Dataset section |
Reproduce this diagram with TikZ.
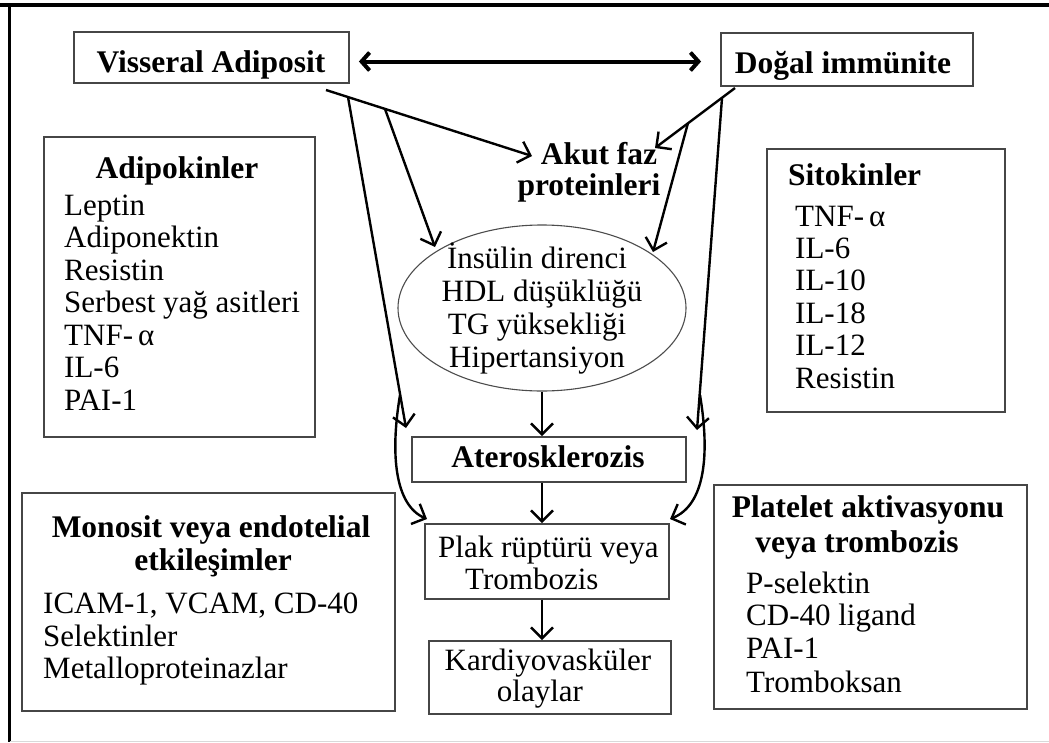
\documentclass[tikz,border=0pt]{standalone}
\usepackage{fontspec}
\setmainfont{Liberation Serif}
\usetikzlibrary{arrows.meta,shapes.geometric,calc}
\definecolor{boxgray}{RGB}{70,70,70}
\begin{document}
\begin{tikzpicture}[x=1pt,y=-1pt,
  box/.style={draw=boxgray, line width=1.8pt, inner sep=0pt},
  txt/.style={inner sep=0pt, font=\fontsize{31}{33}\selectfont},
  bld/.style={inner sep=0pt, font=\fontsize{31.5}{33}\selectfont\bfseries},
  arr/.style={-{Straight Barb[length=11pt,width=22pt]}, line width=2.4pt},
  dbl/.style={{Straight Barb[length=8pt,width=18pt]}-{Straight Barb[length=8pt,width=18pt]}, line width=4pt},
]
\useasboundingbox (0,0) rectangle (1049,742);
% frame
\draw[line width=4pt] (0,5.3) -- (1049,5.3);
\draw[line width=2.2pt] (9.5,4) -- (9.5,742);
\draw[black!15, line width=1pt] (9.5,741.5) -- (1049,741.5);

% boxes
\node[box, minimum width=275pt, minimum height=51pt] (va) at (211.5,57.5) {};
\node[box, minimum width=252pt, minimum height=53pt] (dg) at (847,59.5) {};
\node[box, minimum width=271pt, minimum height=300pt] (adk) at (179.5,287) {};
\node[box, minimum width=238pt, minimum height=263pt] (sit) at (886,280.5) {};
\node[ellipse, draw=black!70, line width=1.1pt, minimum width=288pt, minimum height=166pt, inner sep=0pt] (ell) at (542,308) {};
\node[box, minimum width=274pt, minimum height=45pt] (ate) at (549,459.5) {};
\node[box, minimum width=373pt, minimum height=218pt] (mon) at (208.5,602) {};
\node[box, minimum width=244pt, minimum height=75pt] (plk) at (547,561.5) {};
\node[box, minimum width=242pt, minimum height=73pt] (kar) at (550,677.5) {};
\node[box, minimum width=313pt, minimum height=224pt] (plt) at (870.5,597) {};

% texts
\node[bld, anchor=base] (tva) at (211,72) {Visseral Adiposit};
\node[bld, anchor=base] (tdg) at (843,73) {Doğal immünite};
\node[inner sep=0pt, font=\fontsize{31.5}{31}\selectfont\bfseries, align=center, anchor=base] (ak) at (589,195) {\hspace*{20pt}Akut faz\\proteinleri};

\node[bld, anchor=base] (tadk) at (177,178) {Adipokinler};
\node[txt, anchor=base west] (a1) at (64,215) {Leptin};
\node[txt, anchor=base west] (a2) at (64,247.5) {Adiponektin};
\node[txt, anchor=base west] (a3) at (64,280) {Resistin};
\node[txt, anchor=base west] (a4) at (64,312.5) {Serbest yağ asitleri};
\node[txt, anchor=base west] (a5) at (64,345) {TNF-\,α};
\node[txt, anchor=base west] (a6) at (64,377.5) {IL-6};
\node[txt, anchor=base west] (a7) at (64,410) {PAI-1};

\node[bld, anchor=base west] (tsit) at (788,185) {Sitokinler};
\node[txt, anchor=base west] (s1) at (795,226) {TNF-\,α};
\node[txt, anchor=base west] (s2) at (795,258) {IL-6};
\node[txt, anchor=base west] (s3) at (795,290.5) {IL-10};
\node[txt, anchor=base west] (s4) at (795,323) {IL-18};
\node[txt, anchor=base west] (s5) at (795,355.5) {IL-12};
\node[txt, anchor=base west] (s6) at (795,388) {Resistin};

\node[txt, anchor=base] (e1) at (537,268) {İnsülin direnci};
\node[txt, anchor=base] (e2) at (542,301) {HDL düşüklüğü};
\node[txt, anchor=base] (e3) at (537,334) {TG yüksekliği};
\node[txt, anchor=base] (e4) at (537,367) {Hipertansiyon};

\node[bld, anchor=base] (tate) at (548,467) {Aterosklerozis};

\node[bld, anchor=base] (m1) at (211,537) {Monosit veya endotelial};
\node[bld, anchor=base] (m2) at (213,570) {etkileşimler};
\node[txt, anchor=base west] (m3) at (43,613) {ICAM-1, VCAM, CD-40};
\node[txt, anchor=base west] (m4) at (43,646) {Selektinler};
\node[txt, anchor=base west] (m5) at (43,678) {Metalloproteinazlar};

\node[txt, anchor=base west] (p1) at (438,557) {Plak rüptürü veya};
\node[txt, anchor=base west] (p2) at (465,589) {Trombozis};

\node[txt, anchor=base] (k1) at (548,670) {Kardiyovasküler};
\node[txt, anchor=base] (k2) at (540,701) {olaylar};

\node[bld, anchor=base] (q1) at (868,517) {Platelet aktivasyonu};
\node[bld, anchor=base] (q2) at (857,552) {veya trombozis};
\node[txt, anchor=base west] (q3) at (746,593) {P-selektin};
\node[txt, anchor=base west] (q4) at (746,625) {CD-40 ligand};
\node[txt, anchor=base west] (q5) at (746,658) {PAI-1};
\node[txt, anchor=base west] (q6) at (746,692) {Tromboksan};

% connector coordinates
\coordinate (vs) at (326,90);
\coordinate (vb1) at (348,97);
\coordinate (vb2) at (385,109);
\coordinate (tak) at (532,156);
\coordinate (ds) at (735,88);
\coordinate (db2) at (722,98);
\coordinate (db1) at (688,123);
\coordinate (tak2) at (655,148);
\coordinate (tl) at (406,428);
\coordinate (tr) at (697,430);
\coordinate (el) at (435,247);
\coordinate (er) at (653,252);
\coordinate (cl) at (400,395);
\coordinate (cr) at (700,395);
\coordinate (pl) at (427,519);
\coordinate (pr) at (670,519);

% connectors
\draw[dbl] ([xshift=9pt,yshift=-4pt]va.east) -- ([xshift=-19pt,yshift=-2pt]dg.west);
\draw[arr] (vs) -- (tak);
\draw[arr] (vb1) -- (tl);
\draw[arr] (vb2) -- (el);
\draw[arr] (ds) -- (tak2);
\draw[arr] (db1) -- (er);
\draw[arr] (db2) -- (tr);
\draw[arr] (cl) .. controls (390,455) and (395,505) .. (pl);
\draw[arr] (cr) .. controls (710,455) and (705,505) .. (pr);
\draw[arr] (ell.south) -- (ell.south |- ate.north);
\draw[arr] (ell.south |- ate.south) -- (ell.south |- plk.north);
\draw[arr] (ell.south |- plk.south) -- (ell.south |- kar.north);
\end{tikzpicture}
\end{document}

Your goal |
Omit the pictures, then quote the rest of the material above exactly.

Exercise output |
Reproduce this diagram with TikZ.
\documentclass[tikz,border=0pt]{standalone}
\usepackage{fontspec}
\setmainfont{Liberation Serif}
\usetikzlibrary{arrows.meta,shapes.geometric,calc}
\definecolor{boxgray}{RGB}{70,70,70}
\begin{document}
\begin{tikzpicture}[x=1pt,y=-1pt,
  box/.style={draw=boxgray, line width=1.8pt, inner sep=0pt},
  txt/.style={inner sep=0pt, font=\fontsize{31}{33}\selectfont},
  bld/.style={inner sep=0pt, font=\fontsize{31.5}{33}\selectfont\bfseries},
  arr/.style={-{Straight Barb[length=11pt,width=22pt]}, line width=2.4pt},
  dbl/.style={{Straight Barb[length=8pt,width=18pt]}-{Straight Barb[length=8pt,width=18pt]}, line width=4pt},
]
\useasboundingbox (0,0) rectangle (1049,742);
% frame
\draw[line width=4pt] (0,5.3) -- (1049,5.3);
\draw[line width=2.2pt] (9.5,4) -- (9.5,742);
\draw[black!15, line width=1pt] (9.5,741.5) -- (1049,741.5);

% boxes
\node[box, minimum width=275pt, minimum height=51pt] (va) at (211.5,57.5) {};
\node[box, minimum width=252pt, minimum height=53pt] (dg) at (847,59.5) {};
\node[box, minimum width=271pt, minimum height=300pt] (adk) at (179.5,287) {};
\node[box, minimum width=238pt, minimum height=263pt] (sit) at (886,280.5) {};
\node[ellipse, draw=black!70, line width=1.1pt, minimum width=288pt, minimum height=166pt, inner sep=0pt] (ell) at (542,308) {};
\node[box, minimum width=274pt, minimum height=45pt] (ate) at (549,459.5) {};
\node[box, minimum width=373pt, minimum height=218pt] (mon) at (208.5,602) {};
\node[box, minimum width=244pt, minimum height=75pt] (plk) at (547,561.5) {};
\node[box, minimum width=242pt, minimum height=73pt] (kar) at (550,677.5) {};
\node[box, minimum width=313pt, minimum height=224pt] (plt) at (870.5,597) {};

% texts
\node[bld, anchor=base] (tva) at (211,72) {Visseral Adiposit};
\node[bld, anchor=base] (tdg) at (843,73) {Doğal immünite};
\node[inner sep=0pt, font=\fontsize{31.5}{31}\selectfont\bfseries, align=center, anchor=base] (ak) at (589,195) {\hspace*{20pt}Akut faz\\proteinleri};

\node[bld, anchor=base] (tadk) at (177,178) {Adipokinler};
\node[txt, anchor=base west] (a1) at (64,215) {Leptin};
\node[txt, anchor=base west] (a2) at (64,247.5) {Adiponektin};
\node[txt, anchor=base west] (a3) at (64,280) {Resistin};
\node[txt, anchor=base west] (a4) at (64,312.5) {Serbest yağ asitleri};
\node[txt, anchor=base west] (a5) at (64,345) {TNF-\,α};
\node[txt, anchor=base west] (a6) at (64,377.5) {IL-6};
\node[txt, anchor=base west] (a7) at (64,410) {PAI-1};

\node[bld, anchor=base west] (tsit) at (788,185) {Sitokinler};
\node[txt, anchor=base west] (s1) at (795,226) {TNF-\,α};
\node[txt, anchor=base west] (s2) at (795,258) {IL-6};
\node[txt, anchor=base west] (s3) at (795,290.5) {IL-10};
\node[txt, anchor=base west] (s4) at (795,323) {IL-18};
\node[txt, anchor=base west] (s5) at (795,355.5) {IL-12};
\node[txt, anchor=base west] (s6) at (795,388) {Resistin};

\node[txt, anchor=base] (e1) at (537,268) {İnsülin direnci};
\node[txt, anchor=base] (e2) at (542,301) {HDL düşüklüğü};
\node[txt, anchor=base] (e3) at (537,334) {TG yüksekliği};
\node[txt, anchor=base] (e4) at (537,367) {Hipertansiyon};

\node[bld, anchor=base] (tate) at (548,467) {Aterosklerozis};

\node[bld, anchor=base] (m1) at (211,537) {Monosit veya endotelial};
\node[bld, anchor=base] (m2) at (213,570) {etkileşimler};
\node[txt, anchor=base west] (m3) at (43,613) {ICAM-1, VCAM, CD-40};
\node[txt, anchor=base west] (m4) at (43,646) {Selektinler};
\node[txt, anchor=base west] (m5) at (43,678) {Metalloproteinazlar};

\node[txt, anchor=base west] (p1) at (438,557) {Plak rüptürü veya};
\node[txt, anchor=base west] (p2) at (465,589) {Trombozis};

\node[txt, anchor=base] (k1) at (548,670) {Kardiyovasküler};
\node[txt, anchor=base] (k2) at (540,701) {olaylar};

\node[bld, anchor=base] (q1) at (868,517) {Platelet aktivasyonu};
\node[bld, anchor=base] (q2) at (857,552) {veya trombozis};
\node[txt, anchor=base west] (q3) at (746,593) {P-selektin};
\node[txt, anchor=base west] (q4) at (746,625) {CD-40 ligand};
\node[txt, anchor=base west] (q5) at (746,658) {PAI-1};
\node[txt, anchor=base west] (q6) at (746,692) {Tromboksan};

% connector coordinates
\coordinate (vs) at (326,90);
\coordinate (vb1) at (348,97);
\coordinate (vb2) at (385,109);
\coordinate (tak) at (532,156);
\coordinate (ds) at (735,88);
\coordinate (db2) at (722,98);
\coordinate (db1) at (688,123);
\coordinate (tak2) at (655,148);
\coordinate (tl) at (406,428);
\coordinate (tr) at (697,430);
\coordinate (el) at (435,247);
\coordinate (er) at (653,252);
\coordinate (cl) at (400,395);
\coordinate (cr) at (700,395);
\coordinate (pl) at (427,519);
\coordinate (pr) at (670,519);

% connectors
\draw[dbl] ([xshift=9pt,yshift=-4pt]va.east) -- ([xshift=-19pt,yshift=-2pt]dg.west);
\draw[arr] (vs) -- (tak);
\draw[arr] (vb1) -- (tl);
\draw[arr] (vb2) -- (el);
\draw[arr] (ds) -- (tak2);
\draw[arr] (db1) -- (er);
\draw[arr] (db2) -- (tr);
\draw[arr] (cl) .. controls (390,455) and (395,505) .. (pl);
\draw[arr] (cr) .. controls (710,455) and (705,505) .. (pr);
\draw[arr] (ell.south) -- (ell.south |- ate.north);
\draw[arr] (ell.south |- ate.south) -- (ell.south |- plk.north);
\draw[arr] (ell.south |- plk.south) -- (ell.south |- kar.north);
\end{tikzpicture}
\end{document}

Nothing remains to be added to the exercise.